### PROBLEM TO SOLVE
Reproduce nothing but the lines from the start of the material through the line that includes "years = list(range(1977, 2019))", both ends included, and omit every picture.

### DATA SECTION
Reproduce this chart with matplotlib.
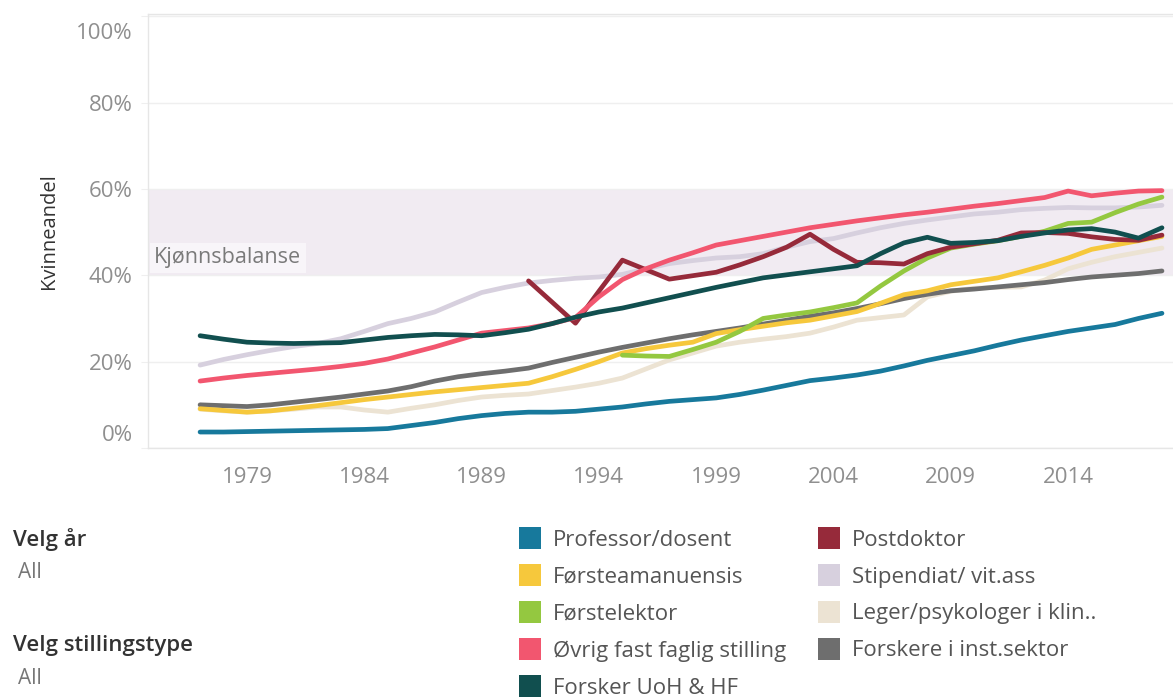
import matplotlib
matplotlib.use("Agg")
import matplotlib.pyplot as plt
import matplotlib.transforms as mtransforms
from matplotlib.patches import Rectangle

plt.rcParams['font.family'] = ['Open Sans', 'DejaVu Sans']

# ---- data (kvinneandel i prosent) ----
years = list(range(1977, 2019))

professor = [3.7, 3.7, 3.8, 3.9, 4.0, 4.1, 4.2, 4.3, 4.5, 5.2, 5.9, 6.8, 7.5, 8.0, 8.3,
             8.3, 8.5, 9.0, 9.5, 10.2, 10.8, 11.2, 11.6, 12.4, 13.4, 14.5, 15.6, 16.2,
             16.9, 17.8, 19.0, 20.3, 21.4, 22.5, 23.8, 25.0, 26.0, 27.0, 27.8, 28.6,
             30.0, 31.2]
forsteamanuensis = [9.1, 8.7, 8.3, 8.6, 9.2, 9.8, 10.5, 11.2, 11.8, 12.4, 13.0, 13.5, 14.0,
                    14.5, 15.0, 16.5, 18.2, 20.0, 22.0, 23.0, 23.8, 24.5, 26.5, 27.4, 28.2,
                    29.0, 29.6, 30.6, 31.6, 33.5, 35.5, 36.4, 37.8, 38.6, 39.4, 40.8, 42.3,
                    44.0, 46.0, 47.0, 48.0, 49.0]
forstelektor_years = list(range(1995, 2019))
forstelektor = [21.5, 21.3, 21.2, 22.8, 24.5, 27.0, 30.0, 30.8, 31.5, 32.5, 33.6, 37.5,
                41.0, 44.0, 46.3, 47.2, 48.0, 49.0, 50.2, 52.0, 52.3, 54.5, 56.5, 58.1]
ovrig = [15.5, 16.2, 16.8, 17.3, 17.8, 18.3, 18.9, 19.6, 20.6, 22.0, 23.4, 25.0, 26.6, 27.2,
         27.8, 28.8, 30.2, 35.0, 39.0, 41.5, 43.5, 45.2, 47.0, 48.0, 49.0, 50.0, 51.0, 51.8,
         52.6, 53.3, 54.0, 54.6, 55.3, 56.0, 56.6, 57.3, 58.0, 59.5, 58.4, 59.0, 59.5, 59.6]
forsker_uoh = [26.0, 25.2, 24.5, 24.3, 24.2, 24.3, 24.4, 25.0, 25.6, 26.0, 26.3, 26.2, 26.0,
               26.7, 27.5, 28.8, 30.3, 31.5, 32.4, 33.6, 34.8, 36.0, 37.2, 38.3, 39.4, 40.1,
               40.8, 41.5, 42.2, 45.0, 47.5, 48.8, 47.4, 47.6, 48.0, 49.0, 49.8, 50.5, 50.8,
               50.0, 48.6, 51.0]
postdoktor_years = list(range(1991, 2019))
postdoktor = [38.7, 33.8, 28.9, 36.3, 43.5, 41.3, 39.1, 39.9, 40.7, 42.4, 44.3, 46.5, 49.5,
              46.0, 43.0, 42.9, 42.6, 45.0, 46.5, 47.3, 48.1, 49.8, 49.9, 49.7, 48.9, 48.3,
              48.1, 49.3]
stipendiat = [19.2, 20.5, 21.6, 22.6, 23.5, 24.2, 25.3, 27.0, 28.8, 30.0, 31.5, 33.8, 36.0,
              37.2, 38.2, 38.8, 39.3, 39.6, 40.2, 41.5, 42.7, 43.4, 44.0, 44.3, 45.0, 46.5,
              47.8, 48.5, 49.8, 51.0, 52.0, 52.8, 53.5, 54.2, 54.6, 55.2, 55.5, 55.7, 55.6,
              55.6, 55.8, 56.2]
leger = [9.0, 8.6, 8.3, 8.6, 9.0, 9.5, 9.5, 8.8, 8.3, 9.2, 10.0, 11.0, 11.8, 12.2, 12.5, 13.3,
         14.1, 15.0, 16.2, 18.3, 20.4, 22.0, 23.6, 24.5, 25.2, 25.8, 26.6, 28.0, 29.6, 30.2,
         30.8, 35.0, 36.3, 37.0, 37.2, 37.3, 38.9, 41.5, 43.0, 44.3, 45.3, 46.3]
forskere_inst = [10.0, 9.8, 9.6, 10.0, 10.6, 11.2, 11.8, 12.5, 13.2, 14.2, 15.5, 16.5, 17.2,
                 17.8, 18.5, 19.8, 21.0, 22.2, 23.3, 24.3, 25.3, 26.2, 27.0, 27.8, 28.7, 29.6,
                 30.5, 31.3, 32.3, 33.4, 34.6, 35.6, 36.4, 36.8, 37.3, 37.8, 38.3, 39.0, 39.6,
                 40.0, 40.4, 41.0]

legend_labels = ['Professor/dosent', 'Førsteamanuensis', 'Førstelektor',
                 'Øvrig fast faglig stilling', 'Forsker UoH & HF',
                 'Postdoktor', 'Stipendiat/ vit.ass', 'Leger/psykologer i klin..',
                 'Forskere i inst.sektor']
y_ticks = [0, 20, 40, 60, 80, 100]
x_ticks = [1979, 1984, 1989, 1994, 1999, 2004, 2009, 2014]

colors = {
    'Professor/dosent': '#17799c',
    'Førsteamanuensis': '#f6c83c',
    'Førstelektor': '#94c840',
    'Øvrig fast faglig stilling': '#f2566f',
    'Forsker UoH & HF': '#114f4f',
    'Postdoktor': '#962a3a',
    'Stipendiat/ vit.ass': '#d7d0de',
    'Leger/psykologer i klin..': '#ece3d3',
    'Forskere i inst.sektor': '#6e6e6e',
}

series = [  # drawing order, bottom first
    ('Stipendiat/ vit.ass', years, stipendiat),
    ('Leger/psykologer i klin..', years, leger),
    ('Forskere i inst.sektor', years, forskere_inst),
    ('Førsteamanuensis', years, forsteamanuensis),
    ('Førstelektor', forstelektor_years, forstelektor),
    ('Professor/dosent', years, professor),
    ('Postdoktor', postdoktor_years, postdoktor),
    ('Øvrig fast faglig stilling', years, ovrig),
    ('Forsker UoH & HF', years, forsker_uoh),
]

W, H = 1173, 697
fig = plt.figure(figsize=(W / 100, H / 100), dpi=100)
ax = fig.add_axes([148 / W, 1 - 448 / H, 1 - 148 / W, 434 / H])

# gender balance band
ax.axhspan(40, 60, color='#f1ebf2', zorder=0, lw=0)
ax.text(1975.05, 44, 'Kjønnsbalanse', fontsize=15.5, color='#7a7a7a', va='center', ha='left',
        bbox=dict(boxstyle='square,pad=0.2', facecolor='white', alpha=0.55, edgecolor='none'),
        zorder=1)

for i, (name, xs, ys) in enumerate(series):
    ax.plot(xs, ys, color=colors[name], lw=3.4, solid_capstyle='round',
            solid_joinstyle='round', zorder=3 + i)

ax.set_xlim(1974.78, 2018.47)
ax.set_ylim(0, 100.5)
ax.set_yticks(y_ticks)
ax.set_yticklabels([f'{v}%' for v in y_ticks])
ax.set_xticks(x_ticks)
ax.set_xticklabels([str(v) for v in x_ticks])

ax.grid(axis='y', color='#efefef', lw=1)
ax.set_axisbelow(True)
for side in ['left', 'top', 'bottom']:
    ax.spines[side].set_color('#e6e6e6')
    ax.spines[side].set_linewidth(1)
ax.spines['right'].set_visible(False)

ax.tick_params(axis='y', length=5, color='#efefef', pad=6, labelsize=16, labelcolor='#8f8f8f')
ax.tick_params(axis='x', length=0, pad=14, labelsize=16, labelcolor='#8f8f8f')

# nudge the end labels inside the axis like the original
ticks = ax.yaxis.get_major_ticks()
for tick, dy in [(ticks[0], 11), (ticks[-1], -11)]:
    lab = tick.label1
    lab.set_transform(lab.get_transform() +
                      mtransforms.ScaledTranslation(0, dy / 72, fig.dpi_scale_trans))

ax.set_ylabel('Kvinneandel', fontsize=14.5, color='#333333', labelpad=12)

# legend, two columns of colour swatches
for i, lab in enumerate(legend_labels):
    col, row = divmod(i, 5)
    x0 = 519 + col * 299
    yc = 538 + row * 37
    fig.add_artist(Rectangle((x0 / W, 1 - (yc + 11) / H), 22 / W, 22 / H,
                             transform=fig.transFigure, facecolor=colors[lab],
                             edgecolor='none'))
    fig.text((x0 + 34) / W, 1 - (yc + 2) / H, lab, fontsize=16, color='#555555',
             va='center', ha='left')

# filter captions
fig.text(13 / W, 1 - 540 / H, 'Velg år', fontsize=16, color='#333333',
         weight='semibold', va='center')
fig.text(18 / W, 1 - 573 / H, 'All', fontsize=15, color='#777777', va='center')
fig.text(13 / W, 1 - 645 / H, 'Velg stillingstype', fontsize=16, color='#333333',
         weight='semibold', va='center')
fig.text(18 / W, 1 - 679 / H, 'All', fontsize=15, color='#777777', va='center')

fig.savefig('out.png', dpi=100, facecolor='white')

### ANSWER TO THIS PROBLEM
Reproduce this chart with matplotlib.
import matplotlib
matplotlib.use("Agg")
import matplotlib.pyplot as plt
import matplotlib.transforms as mtransforms
from matplotlib.patches import Rectangle

plt.rcParams['font.family'] = ['Open Sans', 'DejaVu Sans']

# ---- data (kvinneandel i prosent) ----
years = list(range(1977, 2019))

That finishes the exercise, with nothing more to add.